Scharnagl delves far back into German history and puts his finger on the open wound: Jan. 21, 1871. On that day, the Bavarian Chamber of Deputies voted to become part of the new German Empire -- in Scharnagl's words, a "to be or not to be" decision for Bavaria. Because a majority of deputies voted to join the German Empire, it was ultimately a "day of disaster for Bavaria," Scharnagl says. He cites his compatriot Prince Otto of Bavaria, who took part in the proclamation of the empire. "What a mournful impression it made on me to see our Bavaria bow before the emperor ... my heart wanted to burst. It was all so cold, so proud, so shiny, so showy and ostentatious and heartless and empty."
Sense of Sadness
More than 140 years later, Bavaria apparently still hasn't overcome its sense of sadness. If one believes Scharnagl, Bavaria is still feeling the consequences of 1871 today. After all, it has to transfer billions of euros to cash-strapped foreign states such as North Rhine-Westphalia, Mecklenburg-Western Pomerania and Berlin, whose citizens, as all Bavarians know, like to spend their days lounging around instead of grafting like the hard-working Bavarians. And ever since the euro was introduced, the Bavarians have also had to fork out for the even lazier Greeks, Spaniards and Italians. That, in a nutshell, is the opinion of Germany's south-east corner.

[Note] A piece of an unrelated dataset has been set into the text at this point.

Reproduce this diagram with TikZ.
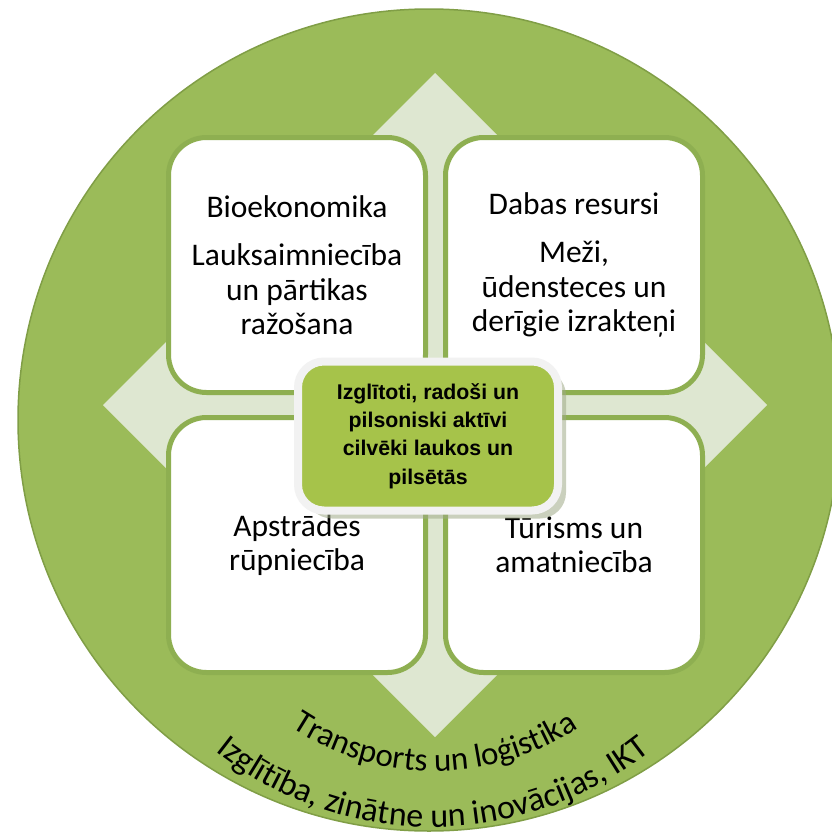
\documentclass[tikz,border=0pt]{standalone}
\usepackage{fontspec}
\newfontfamily\boxfont{Carlito}
\newfontfamily\corefont{Liberation Sans}
\usetikzlibrary{positioning,shadows,decorations.text}
\definecolor{ringgreen}{RGB}{155,187,89}
\definecolor{ringedge}{RGB}{128,158,70}
\definecolor{crosslight}{RGB}{222,231,209}
\definecolor{boxedge}{RGB}{142,175,81}
\definecolor{coregreen}{RGB}{166,195,74}
\definecolor{coreedge}{RGB}{242,242,242}
\definecolor{coreshadow}{RGB}{160,170,135}
\tikzset{
ring/.style={fill=ringgreen,draw=ringedge,line width=1.5pt},
crossarm/.style={fill=crosslight},
sector/.style={draw=boxedge,line width=5pt,fill=white,rounded corners=38pt,
minimum width=257pt,minimum height=255pt,align=center,
font=\boxfont\fontsize{31.5}{34.5}\selectfont},
core/.style={draw=coreedge,line width=8pt,fill=coregreen,rounded corners=26pt,
minimum width=260pt,minimum height=149pt,align=center,
font=\corefont\bfseries\fontsize{21.3}{28.3}\selectfont,
drop shadow={shadow xshift=8pt,shadow yshift=-8pt,fill=coreshadow,opacity=.55}}
}

\begin{document}
\begin{tikzpicture}[x=1pt,y=-1pt]
\useasboundingbox (0,0) rectangle (831,835);

\coordinate (mid) at (429,420);
\coordinate (hub) at (435,405);
\coordinate (arcup) at (435,511);
\coordinate (arcdown) at (433,477);

\draw[ring] (mid) circle[radius=411];

% four-way arrow behind the boxes
\begin{scope}[shift={(hub)}]
\foreach \a in {0,90,180,270}
  \fill[crossarm,rotate=\a] (0,-40) -- (222,-40) -- (222,-110) -- (332,0)
    -- (222,110) -- (222,40) -- (0,40) -- cycle;
\end{scope}

\node[sector] (bio) [above left=10pt and 7pt of hub] {Bioekonomika\\[14pt]Lauksaimniecība\\un pārtikas\\ražošana};
\node[sector] (daba) [above right=10pt and 8pt of hub] {Dabas resursi\\[14pt]Meži,\\ūdensteces un\\derīgie izrakteņi};
\node[sector] (apstr) [below left=10pt and 7pt of hub] {Apstrādes\\rūpniecība};
\node[sector] (tur) [below right=10pt and 8pt of hub] {Tūrisms un\\amatniecība};

\node[core] (cilv) at (428,436) {Izglītoti, radoši un\\pilsoniski aktīvi\\cilvēki laukos un\\pilsētās};

\path[decorate,decoration={text along path,text align=center,
  text={|\boxfont\fontsize{33}{40}\selectfont|Transports un loģistika}}]
  (arcup) ++(140:260) arc[start angle=140,end angle=40,radius=260];
\path[decorate,decoration={text along path,text align=center,
  text={|\boxfont\fontsize{34}{40}\selectfont|Izglītība, zinātne un inovācijas, IKT}}]
  (arcdown) ++(140:350) arc[start angle=140,end angle=40,radius=350];

\end{tikzpicture}
\end{document}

Germany is famous for the rigor with which it addressed its Nazi past. Perhaps it's now time to process the upheavals of the 19th century too. As we know, having unresolved traumas can be harmful and often leads to behavioral problems. With this in mind, the actions of CSU politicians like Markus Söder and Alexander Dobrindt become easier to understand and to forgive.
But pity alone never helped anyone. Just as with all wrong decisions, there are only two ways to deal with Bavaria's fateful choice. You can try to undo it, as Scharnagl would like, but that approach is rarely successful. Or you can choose the alternative: Accept your fate, look to the future and stop moaning.
By Thursday evening, there had still been no response from the CSU's usual suspects. That's a start, perhaps.